В этой связи компаративная, сравнительная практика зодческой герменевтики позволяет сопоставить не только отдельные тексты, выявляя их стилистическую самобытность, но и художественную манеру их авторов. Более того, в новом, текстологическом свете раскрываются зодчества иноэпох, инокультур.
Так, например, западное зодчество предстает преимущественно “пространственным”, прозаическим. Поскольку выражает свои смыслы и идеи в риторической, логически обоснованной, ясно аргументированной, утверждающей, наставляющей, нормирующей, гарантирующей стабильный порядок манере. Отчего и предпочитает законченную, самостоятельную форму.
Восточное зодчество “временно”, искони поэтично, символично. Ибо предпочитает иррациональное, кроткое созерцание беспрерывных переходов, метаболий, безразличных к конечной цели. В целом превалирует трансфинитное, безграничное глаголение, не опасающееся, а наоборот, уповающее на различность ассоциаций и интерпретаций, что свойственно поэзии, преисполненной многозначительной символикой, преодолевающей любые односложные оформленности.
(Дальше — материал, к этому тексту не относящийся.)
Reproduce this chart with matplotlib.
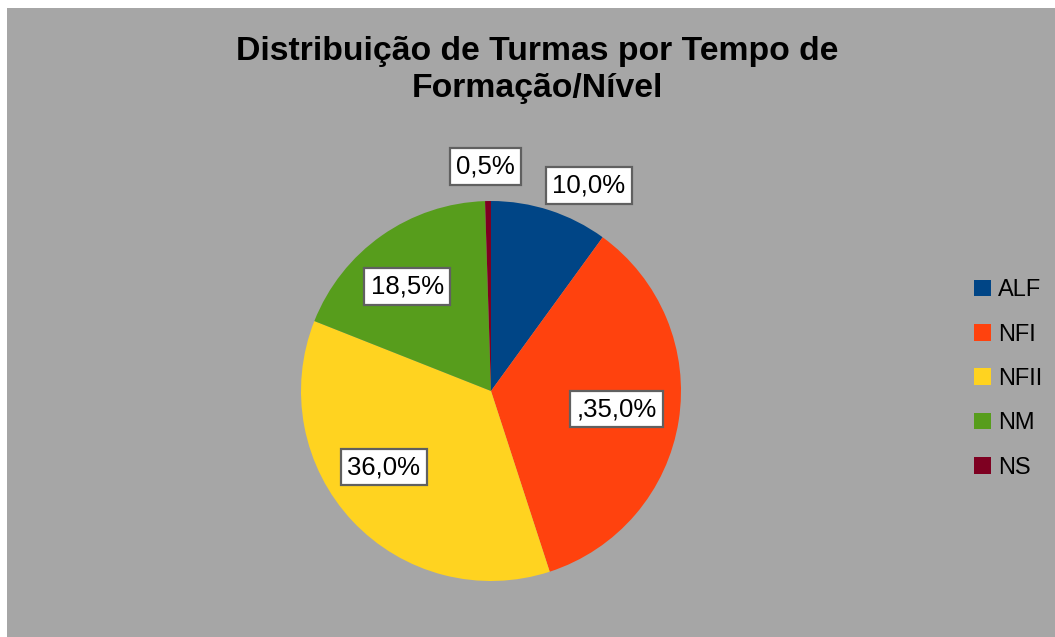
import matplotlib.pyplot as plt
from matplotlib.patches import Patch

# data
categories = ['ALF', 'NFI', 'NFII', 'NM', 'NS']
values = [10.0, 35.0, 36.0, 18.5, 0.5]
labels = ['10,0%', ',35,0%', '36,0%', '18,5%', '0,5%']
colors = ['#004586', '#ff420e', '#ffd320', '#579d1c', '#7e0021']

# label positions in units of pie radius, relative to centre
label_pos = [(0.515, 1.08), (0.66, -0.095), (-0.565, -0.40), (-0.44, 0.55), (-0.03, 1.18)]

plt.rcParams['font.family'] = ['Liberation Sans', 'DejaVu Sans']

W, H = 1055, 637
fig = plt.figure(figsize=(W / 100, H / 100), dpi=100)
fig.patch.set_facecolor('white')

# grey chart area (white strip top/left)
bg = fig.add_axes([7 / W, 0, 1 - 7 / W, 1 - 8 / H])
bg.set_facecolor('#a6a6a6')
bg.set_xticks([])
bg.set_yticks([])
for s in bg.spines.values():
    s.set_visible(False)

cx, cy, r = 491, 391, 190
ax = fig.add_axes([(cx - r) / W, (H - cy - r) / H, 2 * r / W, 2 * r / H])
ax.axis('off')

wedges, _ = ax.pie(values, colors=colors, startangle=90, counterclock=False,
                   radius=1, wedgeprops=dict(linewidth=0))
ax.set_xlim(-1, 1)
ax.set_ylim(-1, 1)

for txt, (x, y) in zip(labels, label_pos):
    ax.text(x, y, txt, ha='center', va='center', fontsize=18.5, color='black',
            bbox=dict(boxstyle='square,pad=0.25', facecolor='white',
                      edgecolor='#606060', linewidth=1.6),
            clip_on=False)

fig.text(537 / W, 1 - 70 / H, 'Distribuição de Turmas por Tempo de\nFormação/Nível',
         ha='center', va='center', fontsize=24.3, fontweight='bold',
         linespacing=1.25)

handles = [Patch(facecolor=c, edgecolor='none') for c in colors]
fig.legend(handles, categories, loc='center left',
           bbox_to_anchor=(953 / W, 1 - 379 / H), frameon=False,
           fontsize=17, handlelength=0.7, handleheight=0.7,
           handletextpad=0.3, labelspacing=0.95)

fig.savefig('out.png', dpi=100)
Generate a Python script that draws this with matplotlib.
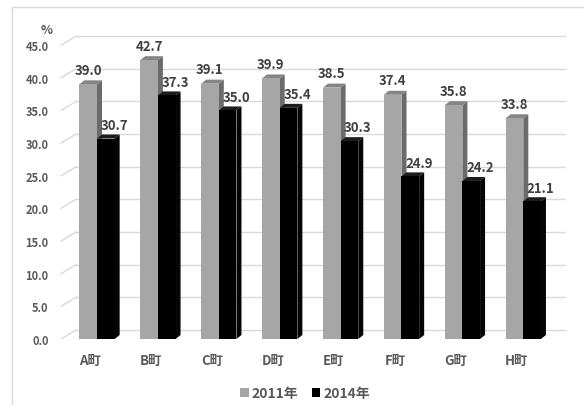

Наконец, герменевтический опыт и историческую эволюцию зодчества способен представить и понимать в качестве самобытного трансэпохального Текста, также обнаруживая в нем универсальные грамматические закономерности: то прозаические сюжеты, то символические темы. Этим вполне подтверждаются и дополняются актуальные воззрения на ход человеческой истории, трансформации идей и идеалов как на вселенский процесс сменяемости антитез: концентрации, сжатия и расхождения, расширения. То есть в диалектике стояния и становления, пребывания и движения, стабильности и изменчивости – перманентной телесной и духовной локомоции.
Непосредственно соучаствуя, понимая и выражая эту закономерность, герменевтика зодчества – очевидный признак, истый атрибут и следствие происходящих тектонических сдвигов в общечеловеческой культуре-тексте. Видать, приспело время устранить неведомое, дабы изменить тревожное, по крайней мере, невнятное развитие его фабулы.
Иначе говоря, герменевтика зодчества – гностический континуум, теоретическая и интерпретационная аппроксимация: не итог, но путь к смыслу со всеми его очевидностями и потаенностями, которые зодчество обнаруживает у самого себя. В этом самопознании зодчества не должно быть, как на исповеди, запретных тем, чужды стереотипы и аксиомы, но уместны и желанны всяческие суждения, способные разве что обогатить герменевтический опыт. Поэтому герменевт удовлетворенно делится личностным опытом, ожидая прежде всего понимания, потому что понимание – плод обязательно совместный и неминуемо вкусен [Морозов, И.В. Герменевтика зодчества. – Мн.: Стринко, 2009. – 352 с.].